Godin was the CEO of Yoyodyne Entertainment, a direct marketing company specializing in online contests and sweepstakes, which was acquired by Yahoo! for $32 million in stock in October.

Yahoo! isn't the first portal to send out targeted e-mails. Excite, which bought digital marketing company Matchlogic last year, has been running a targeted e-mail service called DeliverE. A current sweepstakes running with Excite's Travel Channel is the chance to win a Year 2000 trip to the Caribbean. The Caribbean trip entry form requests e-mail, name, birthday, and includes about a dozen questions asking whether you currently, or in three months, "plan to shop for vacation travel" or purchase books, music, computer equipment, use an online auction service or buy insurance.

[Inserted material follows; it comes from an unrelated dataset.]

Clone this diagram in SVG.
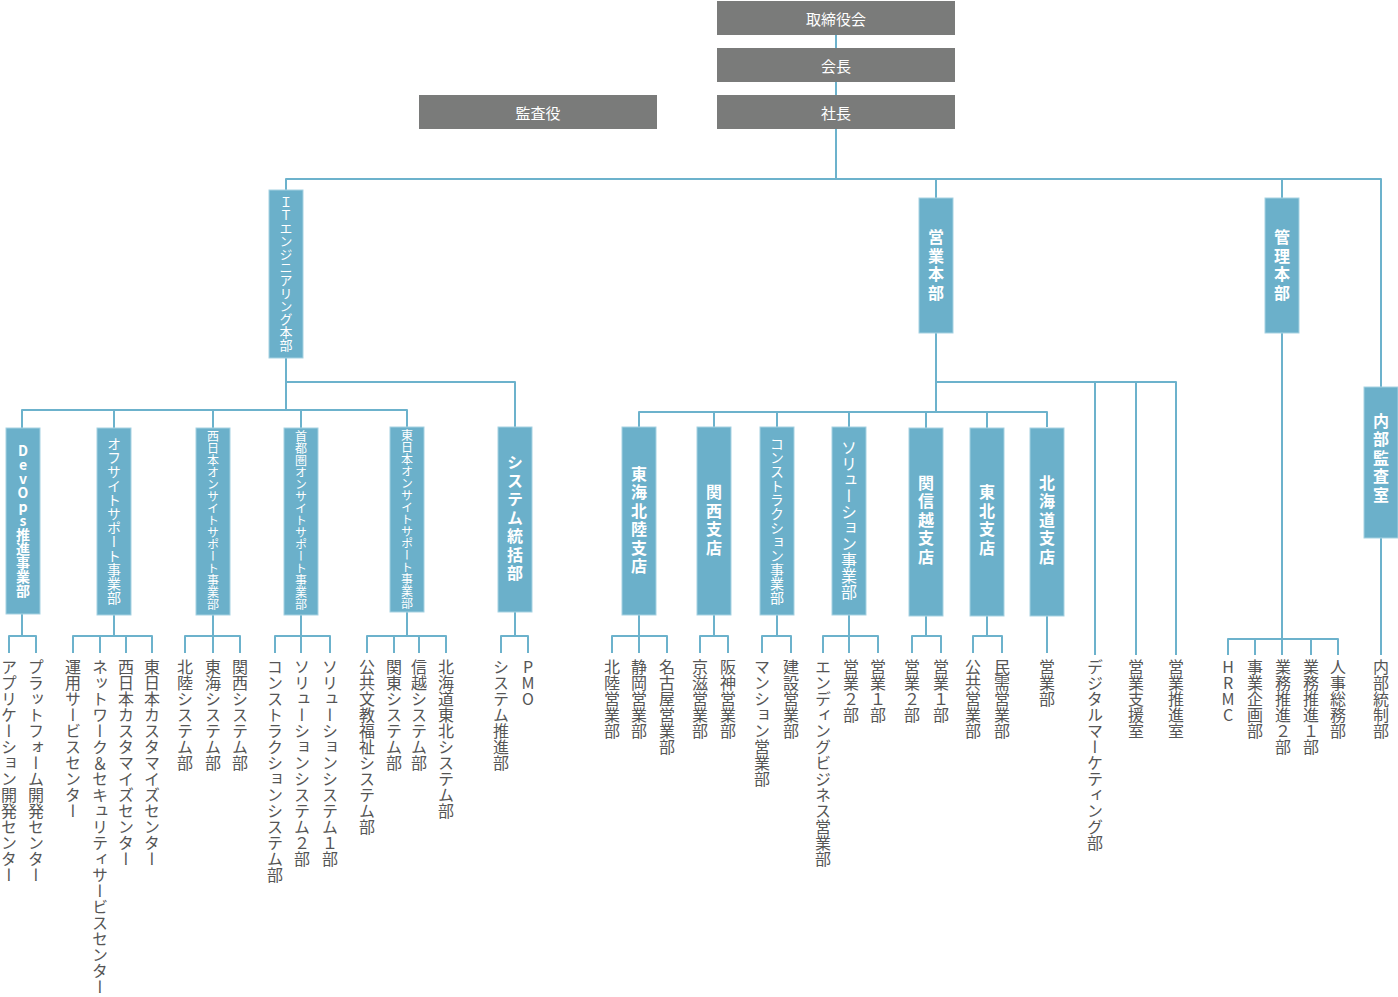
<svg xmlns="http://www.w3.org/2000/svg" width="1398" height="997" viewBox="0 0 1398 997">
<style>
.gbox{fill:#7a7b7a}
.box{fill:#6bb0ca;stroke:#a6d2e2;stroke-width:1}
.conn{fill:none;stroke:#6cb2cc;stroke-width:2;stroke-linejoin:round}
text{font-family:"Noto Sans CJK JP","Noto Sans",sans-serif}
.gt{fill:#fff;font-size:15px;text-anchor:middle;dominant-baseline:central}
.vt{writing-mode:vertical-rl;text-orientation:upright}
.nt{fill:#fff;text-anchor:middle}
.big{font-size:16px;letter-spacing:2.5px;font-weight:bold}
.lb{fill:#555;font-size:16px}
</style>
<rect width="1398" height="997" fill="#fff"/>
<g id="connectors" class="conn">
<path d="M836 35V48M836 82V95M836 129V179"/>
<path d="M286 190V179H1381V387"/>
<path d="M936 179V198M1282 179V198"/>
<path d="M286 358V410M22 428V410H407V427M114 410V428M213 410V428M301 410V428"/>
<path d="M286 382H515V427"/>
<path d="M22 614V636M9 653V636H36V653"/>
<path d="M114 615V636M73 653V636H152V653M100 636V653M126 636V653"/>
<path d="M213 615V653M185 653V636H240V653"/>
<path d="M301 615V653M275 653V636H330V653"/>
<path d="M407 612V636M367 653V636H446V653M394 636V653M419 636V653"/>
<path d="M515 612V636M501 653V636H528V653"/>
<path d="M936 333V412M639 427V412H1047V427M714 412V427M777 412V427M849 412V427M926 412V428M987 412V428"/>
<path d="M936 382H1176V655M1095 382V655M1136 382V655"/>
<path d="M639 615V653M612 653V636H667V653"/>
<path d="M714 615V636M700 653V636H728V653"/>
<path d="M777 615V636M762 653V636H791V653"/>
<path d="M849 615V653M823 653V636H878V653"/>
<path d="M926 616V636M912 653V636H941V653"/>
<path d="M987 616V636M973 653V636H1002V653"/>
<path d="M1047 616V653"/>
<path d="M1282 333V655M1228 655V639H1338V655M1255 639V655M1311 639V655"/>
<path d="M1381 538V655"/>
</g>
<g id="n-torishimariyakukai"><rect class="gbox" x="717" y="1" width="238" height="34"/><text class="gt" x="836" y="18">取締役会</text></g>
<g id="n-kaicho"><rect class="gbox" x="717" y="48" width="238" height="34"/><text class="gt" x="836" y="65">会長</text></g>
<g id="n-shacho"><rect class="gbox" x="717" y="95" width="238" height="34"/><text class="gt" x="836" y="112">社長</text></g>
<g id="n-kansayaku"><rect class="gbox" x="419" y="95" width="238" height="34"/><text class="gt" x="538" y="112">監査役</text></g>

<g id="n-it"><rect class="box" x="269" y="190" width="34" height="168"/><text class="vt nt" x="286" y="274" font-size="13">ＩＴエンジニアリング本部</text></g>
<g id="n-eigyo"><rect class="box" x="919" y="198" width="34" height="135"/><text class="vt nt big" x="936" y="266">営業本部</text></g>
<g id="n-kanri"><rect class="box" x="1265" y="198" width="34" height="135"/><text class="vt nt big" x="1282" y="266">管理本部</text></g>
<g id="n-naibukansa"><rect class="box" x="1364" y="387" width="34" height="151"/><text class="vt nt big" x="1381" y="459">内部監査室</text></g>

<g id="n-devops"><rect class="box" x="6" y="428" width="34" height="186"/><text class="vt nt" x="23" y="521" font-size="14" font-weight="bold">DevOps推進事業部</text></g>
<g id="n-offsite"><rect class="box" x="97" y="428" width="34" height="187"/><text class="vt nt" x="114" y="521" font-size="14">オフサイトサポート事業部</text></g>
<g id="n-nishinihon"><rect class="box" x="196" y="428" width="34" height="187"/><text class="vt nt" x="213" y="520" font-size="12">西日本オンサイトサポート事業部</text></g>
<g id="n-shutoken"><rect class="box" x="284" y="428" width="34" height="187"/><text class="vt nt" x="301" y="520" font-size="12">首都圏オンサイトサポート事業部</text></g>
<g id="n-higashinihon"><rect class="box" x="390" y="427" width="34" height="185"/><text class="vt nt" x="407" y="519" font-size="12">東日本オンサイトサポート事業部</text></g>
<g id="n-system"><rect class="box" x="498" y="427" width="34" height="185"/><text class="vt nt big" x="515" y="519">システム統括部</text></g>

<g id="n-tokaihokuriku"><rect class="box" x="622" y="427" width="34" height="188"/><text class="vt nt big" x="639" y="521">東海北陸支店</text></g>
<g id="n-kansai"><rect class="box" x="697" y="427" width="34" height="188"/><text class="vt nt big" x="714" y="521">関西支店</text></g>
<g id="n-construction"><rect class="box" x="760" y="427" width="34" height="188"/><text class="vt nt" x="777" y="521" font-size="14">コンストラクション事業部</text></g>
<g id="n-solution"><rect class="box" x="832" y="427" width="34" height="188"/><text class="vt nt" x="849" y="520" font-size="16">ソリューション事業部</text></g>
<g id="n-kanshinetsu"><rect class="box" x="909" y="428" width="34" height="188"/><text class="vt nt big" x="926" y="521">関信越支店</text></g>
<g id="n-tohoku"><rect class="box" x="970" y="428" width="34" height="188"/><text class="vt nt big" x="987" y="521">東北支店</text></g>
<g id="n-hokkaido"><rect class="box" x="1030" y="428" width="34" height="188"/><text class="vt nt big" x="1047" y="521">北海道支店</text></g>

<g id="leaves" class="lb">
<text class="vt" x="9" y="659">アプリケーション開発センター</text>
<text class="vt" x="36" y="659">プラットフォーム開発センター</text>
<text class="vt" x="73" y="659">運用サービスセンター</text>
<text class="vt" x="100" y="659">ネットワーク＆セキュリティサービスセンター</text>
<text class="vt" x="126" y="659">西日本カスタマイズセンター</text>
<text class="vt" x="152" y="659">東日本カスタマイズセンター</text>
<text class="vt" x="185" y="659">北陸システム部</text>
<text class="vt" x="213" y="659">東海システム部</text>
<text class="vt" x="240" y="659">関西システム部</text>
<text class="vt" x="275" y="659">コンストラクションシステム部</text>
<text class="vt" x="302" y="659">ソリューションシステム２部</text>
<text class="vt" x="330" y="659">ソリューションシステム１部</text>
<text class="vt" x="367" y="659">公共文教福祉システム部</text>
<text class="vt" x="394" y="659">関東システム部</text>
<text class="vt" x="419" y="659">信越システム部</text>
<text class="vt" x="446" y="659">北海道東北システム部</text>
<text class="vt" x="501" y="659">システム推進部</text>
<text class="vt" x="528" y="659">PMO</text>
<text class="vt" x="612" y="659">北陸営業部</text>
<text class="vt" x="639" y="659">静岡営業部</text>
<text class="vt" x="667" y="659">名古屋営業部</text>
<text class="vt" x="700" y="659">京滋営業部</text>
<text class="vt" x="728" y="659">阪神営業部</text>
<text class="vt" x="762" y="659">マンション営業部</text>
<text class="vt" x="791" y="659">建設営業部</text>
<text class="vt" x="823" y="659">エンディングビジネス営業部</text>
<text class="vt" x="851" y="659">営業２部</text>
<text class="vt" x="878" y="659">営業１部</text>
<text class="vt" x="912" y="659">営業２部</text>
<text class="vt" x="941" y="659">営業１部</text>
<text class="vt" x="973" y="659">公共営業部</text>
<text class="vt" x="1002" y="659">民需営業部</text>
<text class="vt" x="1047" y="659">営業部</text>
<text class="vt" x="1095" y="659">デジタルマーケティング部</text>
<text class="vt" x="1136" y="659">営業支援室</text>
<text class="vt" x="1176" y="659">営業推進室</text>
<text class="vt" x="1228" y="659">HRMC</text>
<text class="vt" x="1255" y="659">事業企画部</text>
<text class="vt" x="1283" y="659">業務推進２部</text>
<text class="vt" x="1311" y="659">業務推進１部</text>
<text class="vt" x="1338" y="659">人事総務部</text>
<text class="vt" x="1381" y="659">内部統制部</text>
</g>
</svg>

In the year since the DeliverE program was launched, more than 7 million consumers have registered, with 3.7 million indicating a willingness to receive e-mail, says Mark Glassco, Matchlogic's director of e-mail marketing services.

"It enables us to target people based on their profile," says Glassco. "We can match the campaign to the individuals."

Furthermore, analysts say by building up a closer relationship with its users, Yahoo! will bring in more ad revenue.

"The more they use these programs to learn more data about their viewers, the higher CPMs [cost-per-thousand or the amount an advertiser pays to reach a thousand eyeballs] they can charge because the more targeted the banners will be that they'll show to people," says Catherine Skelly, senior analyst with New York investment banking and brokerage firm BlueStone Capital.